[Rows from a dataset of charts and code]
--- start ---

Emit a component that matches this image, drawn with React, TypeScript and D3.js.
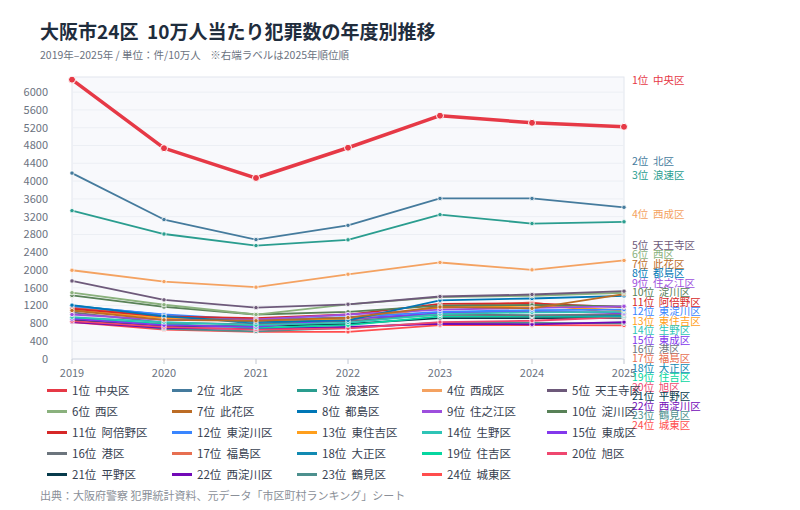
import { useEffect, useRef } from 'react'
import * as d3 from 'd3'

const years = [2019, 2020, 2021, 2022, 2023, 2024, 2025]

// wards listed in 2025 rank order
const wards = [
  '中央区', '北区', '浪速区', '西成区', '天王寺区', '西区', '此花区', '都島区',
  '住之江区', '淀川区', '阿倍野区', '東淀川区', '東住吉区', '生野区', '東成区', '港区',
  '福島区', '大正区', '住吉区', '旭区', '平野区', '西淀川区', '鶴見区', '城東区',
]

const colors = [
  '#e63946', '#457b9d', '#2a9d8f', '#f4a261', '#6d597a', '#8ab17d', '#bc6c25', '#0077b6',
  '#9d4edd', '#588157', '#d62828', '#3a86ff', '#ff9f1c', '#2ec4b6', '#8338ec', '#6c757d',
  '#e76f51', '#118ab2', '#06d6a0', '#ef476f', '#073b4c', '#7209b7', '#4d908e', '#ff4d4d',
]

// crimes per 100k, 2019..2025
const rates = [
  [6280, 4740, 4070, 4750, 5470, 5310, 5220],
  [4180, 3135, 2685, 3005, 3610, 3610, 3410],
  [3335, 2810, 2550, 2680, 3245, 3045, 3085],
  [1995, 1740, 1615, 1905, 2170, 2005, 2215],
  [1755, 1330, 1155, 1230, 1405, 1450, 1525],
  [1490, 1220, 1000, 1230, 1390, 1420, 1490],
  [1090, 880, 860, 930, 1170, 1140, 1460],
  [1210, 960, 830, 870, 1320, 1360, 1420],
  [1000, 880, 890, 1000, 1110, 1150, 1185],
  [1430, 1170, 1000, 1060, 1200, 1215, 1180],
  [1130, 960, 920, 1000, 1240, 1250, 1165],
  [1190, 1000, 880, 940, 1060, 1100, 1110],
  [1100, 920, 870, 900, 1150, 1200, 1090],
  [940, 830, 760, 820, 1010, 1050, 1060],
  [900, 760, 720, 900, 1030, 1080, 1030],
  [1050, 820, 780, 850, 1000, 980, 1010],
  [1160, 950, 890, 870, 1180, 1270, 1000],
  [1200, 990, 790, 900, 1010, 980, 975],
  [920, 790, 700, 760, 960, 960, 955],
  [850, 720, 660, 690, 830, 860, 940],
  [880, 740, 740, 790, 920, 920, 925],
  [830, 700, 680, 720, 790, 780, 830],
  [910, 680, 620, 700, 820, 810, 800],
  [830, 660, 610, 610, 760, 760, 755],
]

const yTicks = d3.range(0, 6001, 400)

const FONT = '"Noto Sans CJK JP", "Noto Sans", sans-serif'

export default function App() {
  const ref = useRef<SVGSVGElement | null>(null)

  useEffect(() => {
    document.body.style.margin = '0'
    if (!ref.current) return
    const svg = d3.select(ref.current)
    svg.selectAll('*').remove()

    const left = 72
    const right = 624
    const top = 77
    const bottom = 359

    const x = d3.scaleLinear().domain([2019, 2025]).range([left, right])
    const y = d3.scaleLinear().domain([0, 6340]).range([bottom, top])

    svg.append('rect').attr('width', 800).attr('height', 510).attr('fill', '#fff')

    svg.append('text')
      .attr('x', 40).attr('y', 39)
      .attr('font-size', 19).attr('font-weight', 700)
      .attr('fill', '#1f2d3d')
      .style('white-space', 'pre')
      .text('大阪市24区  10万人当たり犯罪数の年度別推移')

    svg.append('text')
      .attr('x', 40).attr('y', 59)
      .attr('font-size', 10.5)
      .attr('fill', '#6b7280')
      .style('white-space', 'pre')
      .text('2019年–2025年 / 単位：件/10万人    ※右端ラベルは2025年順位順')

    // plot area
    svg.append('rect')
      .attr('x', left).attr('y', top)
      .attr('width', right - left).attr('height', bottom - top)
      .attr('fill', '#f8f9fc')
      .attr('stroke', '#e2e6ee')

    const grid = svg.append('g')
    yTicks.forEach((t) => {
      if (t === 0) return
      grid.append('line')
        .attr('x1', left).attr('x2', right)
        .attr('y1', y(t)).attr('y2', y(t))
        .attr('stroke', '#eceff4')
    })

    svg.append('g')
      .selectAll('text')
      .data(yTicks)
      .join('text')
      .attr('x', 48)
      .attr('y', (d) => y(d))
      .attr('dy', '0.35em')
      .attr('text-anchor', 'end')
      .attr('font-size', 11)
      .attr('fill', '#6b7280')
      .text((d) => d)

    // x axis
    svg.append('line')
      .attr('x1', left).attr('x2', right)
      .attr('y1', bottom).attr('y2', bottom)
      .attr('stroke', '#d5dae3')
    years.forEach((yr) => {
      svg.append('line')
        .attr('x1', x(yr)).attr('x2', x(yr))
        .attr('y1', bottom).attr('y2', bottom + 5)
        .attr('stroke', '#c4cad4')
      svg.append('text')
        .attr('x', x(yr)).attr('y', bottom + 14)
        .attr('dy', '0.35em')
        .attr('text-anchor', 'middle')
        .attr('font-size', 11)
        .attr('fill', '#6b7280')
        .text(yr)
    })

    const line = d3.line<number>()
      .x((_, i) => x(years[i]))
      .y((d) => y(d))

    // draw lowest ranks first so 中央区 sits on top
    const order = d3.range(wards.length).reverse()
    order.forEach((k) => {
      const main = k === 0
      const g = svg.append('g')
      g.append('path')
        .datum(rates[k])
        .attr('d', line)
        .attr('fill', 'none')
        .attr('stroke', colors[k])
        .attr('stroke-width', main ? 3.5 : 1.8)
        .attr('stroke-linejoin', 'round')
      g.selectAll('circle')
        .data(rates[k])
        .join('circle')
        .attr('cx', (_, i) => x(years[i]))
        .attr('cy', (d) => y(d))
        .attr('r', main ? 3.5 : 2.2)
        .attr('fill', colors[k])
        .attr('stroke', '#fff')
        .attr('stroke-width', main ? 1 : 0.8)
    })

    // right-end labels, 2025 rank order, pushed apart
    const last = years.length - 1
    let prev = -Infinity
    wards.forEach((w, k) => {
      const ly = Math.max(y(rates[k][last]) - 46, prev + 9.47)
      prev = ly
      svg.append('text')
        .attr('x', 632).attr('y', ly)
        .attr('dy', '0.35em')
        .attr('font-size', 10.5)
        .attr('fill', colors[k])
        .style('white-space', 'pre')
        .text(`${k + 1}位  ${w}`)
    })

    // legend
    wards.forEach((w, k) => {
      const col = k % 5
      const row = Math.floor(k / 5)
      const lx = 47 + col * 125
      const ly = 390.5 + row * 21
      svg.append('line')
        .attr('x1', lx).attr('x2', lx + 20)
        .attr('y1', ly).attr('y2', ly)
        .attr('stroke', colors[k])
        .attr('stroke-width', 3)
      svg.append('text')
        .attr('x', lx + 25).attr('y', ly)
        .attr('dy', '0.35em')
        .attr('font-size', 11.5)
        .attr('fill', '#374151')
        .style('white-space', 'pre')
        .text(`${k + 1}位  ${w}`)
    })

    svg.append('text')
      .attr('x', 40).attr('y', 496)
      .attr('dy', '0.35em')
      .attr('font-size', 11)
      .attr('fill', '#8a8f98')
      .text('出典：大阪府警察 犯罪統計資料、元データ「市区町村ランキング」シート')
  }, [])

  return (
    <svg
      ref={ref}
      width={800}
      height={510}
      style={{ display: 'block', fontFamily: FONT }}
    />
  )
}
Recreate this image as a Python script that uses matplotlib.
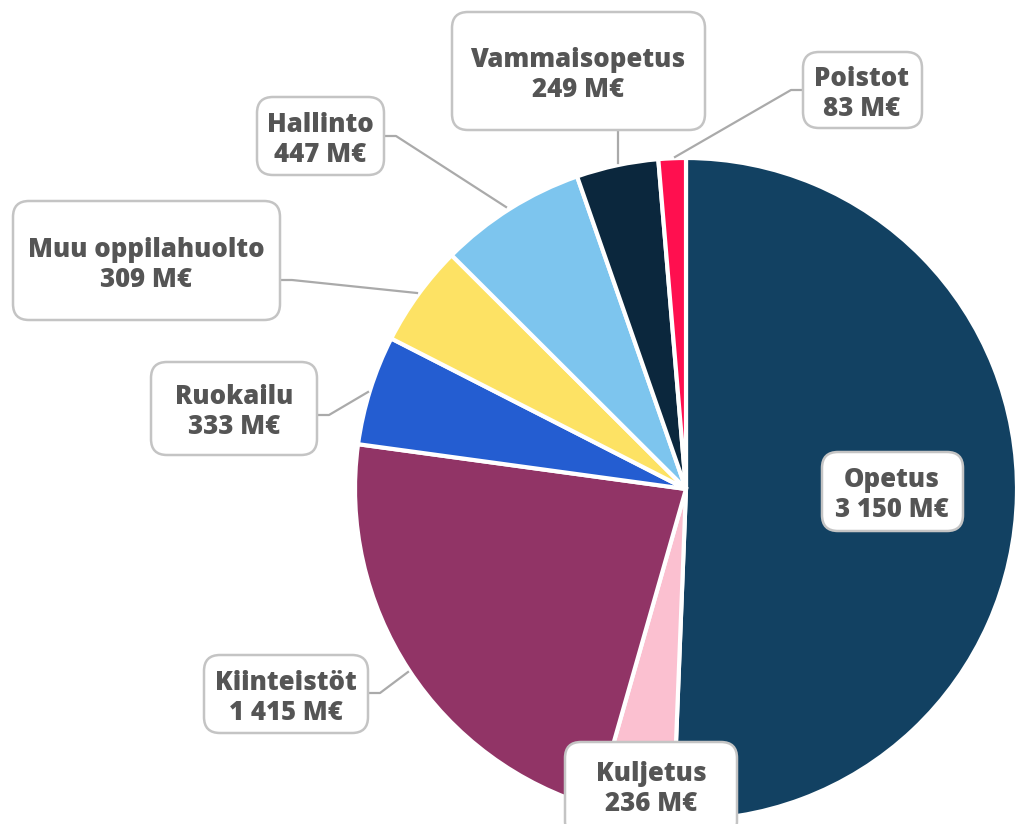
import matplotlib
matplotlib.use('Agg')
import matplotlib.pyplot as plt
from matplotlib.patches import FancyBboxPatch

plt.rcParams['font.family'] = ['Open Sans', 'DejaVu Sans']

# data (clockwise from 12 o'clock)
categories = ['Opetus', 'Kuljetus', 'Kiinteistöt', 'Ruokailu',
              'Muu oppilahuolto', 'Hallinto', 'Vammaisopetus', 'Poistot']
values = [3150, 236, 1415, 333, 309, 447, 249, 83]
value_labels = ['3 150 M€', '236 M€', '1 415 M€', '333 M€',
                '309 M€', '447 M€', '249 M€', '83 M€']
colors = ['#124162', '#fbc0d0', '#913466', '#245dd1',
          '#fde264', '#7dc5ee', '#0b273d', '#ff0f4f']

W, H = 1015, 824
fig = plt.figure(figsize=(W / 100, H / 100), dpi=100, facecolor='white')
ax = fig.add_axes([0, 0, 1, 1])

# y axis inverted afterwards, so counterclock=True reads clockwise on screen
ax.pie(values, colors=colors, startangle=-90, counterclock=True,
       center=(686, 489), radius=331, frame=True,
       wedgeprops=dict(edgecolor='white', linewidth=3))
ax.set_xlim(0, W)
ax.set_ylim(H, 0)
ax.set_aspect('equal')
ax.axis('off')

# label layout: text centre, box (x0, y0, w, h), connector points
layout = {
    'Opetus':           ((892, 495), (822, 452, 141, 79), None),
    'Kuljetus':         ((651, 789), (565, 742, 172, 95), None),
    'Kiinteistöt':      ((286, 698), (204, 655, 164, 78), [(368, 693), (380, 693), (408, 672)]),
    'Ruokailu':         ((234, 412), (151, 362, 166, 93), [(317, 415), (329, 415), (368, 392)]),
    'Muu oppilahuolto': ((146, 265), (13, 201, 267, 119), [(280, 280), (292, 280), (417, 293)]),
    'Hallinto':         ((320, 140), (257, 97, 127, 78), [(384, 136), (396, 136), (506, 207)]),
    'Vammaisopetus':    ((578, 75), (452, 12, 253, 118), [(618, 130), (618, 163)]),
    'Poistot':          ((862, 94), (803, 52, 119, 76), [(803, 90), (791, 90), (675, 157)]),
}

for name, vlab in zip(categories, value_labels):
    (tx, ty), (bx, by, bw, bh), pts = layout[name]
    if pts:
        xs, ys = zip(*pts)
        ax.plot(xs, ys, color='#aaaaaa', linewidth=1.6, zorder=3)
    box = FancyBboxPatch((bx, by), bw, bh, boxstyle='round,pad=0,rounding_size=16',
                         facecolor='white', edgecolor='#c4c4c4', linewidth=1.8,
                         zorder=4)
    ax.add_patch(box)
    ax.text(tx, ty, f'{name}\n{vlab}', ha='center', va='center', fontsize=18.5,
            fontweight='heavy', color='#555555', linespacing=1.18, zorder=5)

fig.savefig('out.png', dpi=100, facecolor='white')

--- end ---

## PROBLEM
Pictures do not belong in the copy. Reproduce exactly the lines from the one with "Recreate this image" to the one with "ax.axis('off')", both lines included.

## COMPLETE OUTPUT
Recreate this image as a Python script that uses matplotlib.
import matplotlib
matplotlib.use('Agg')
import matplotlib.pyplot as plt
from matplotlib.patches import FancyBboxPatch

plt.rcParams['font.family'] = ['Open Sans', 'DejaVu Sans']

# data (clockwise from 12 o'clock)
categories = ['Opetus', 'Kuljetus', 'Kiinteistöt', 'Ruokailu',
              'Muu oppilahuolto', 'Hallinto', 'Vammaisopetus', 'Poistot']
values = [3150, 236, 1415, 333, 309, 447, 249, 83]
value_labels = ['3 150 M€', '236 M€', '1 415 M€', '333 M€',
                '309 M€', '447 M€', '249 M€', '83 M€']
colors = ['#124162', '#fbc0d0', '#913466', '#245dd1',
          '#fde264', '#7dc5ee', '#0b273d', '#ff0f4f']

W, H = 1015, 824
fig = plt.figure(figsize=(W / 100, H / 100), dpi=100, facecolor='white')
ax = fig.add_axes([0, 0, 1, 1])

# y axis inverted afterwards, so counterclock=True reads clockwise on screen
ax.pie(values, colors=colors, startangle=-90, counterclock=True,
       center=(686, 489), radius=331, frame=True,
       wedgeprops=dict(edgecolor='white', linewidth=3))
ax.set_xlim(0, W)
ax.set_ylim(H, 0)
ax.set_aspect('equal')
ax.axis('off')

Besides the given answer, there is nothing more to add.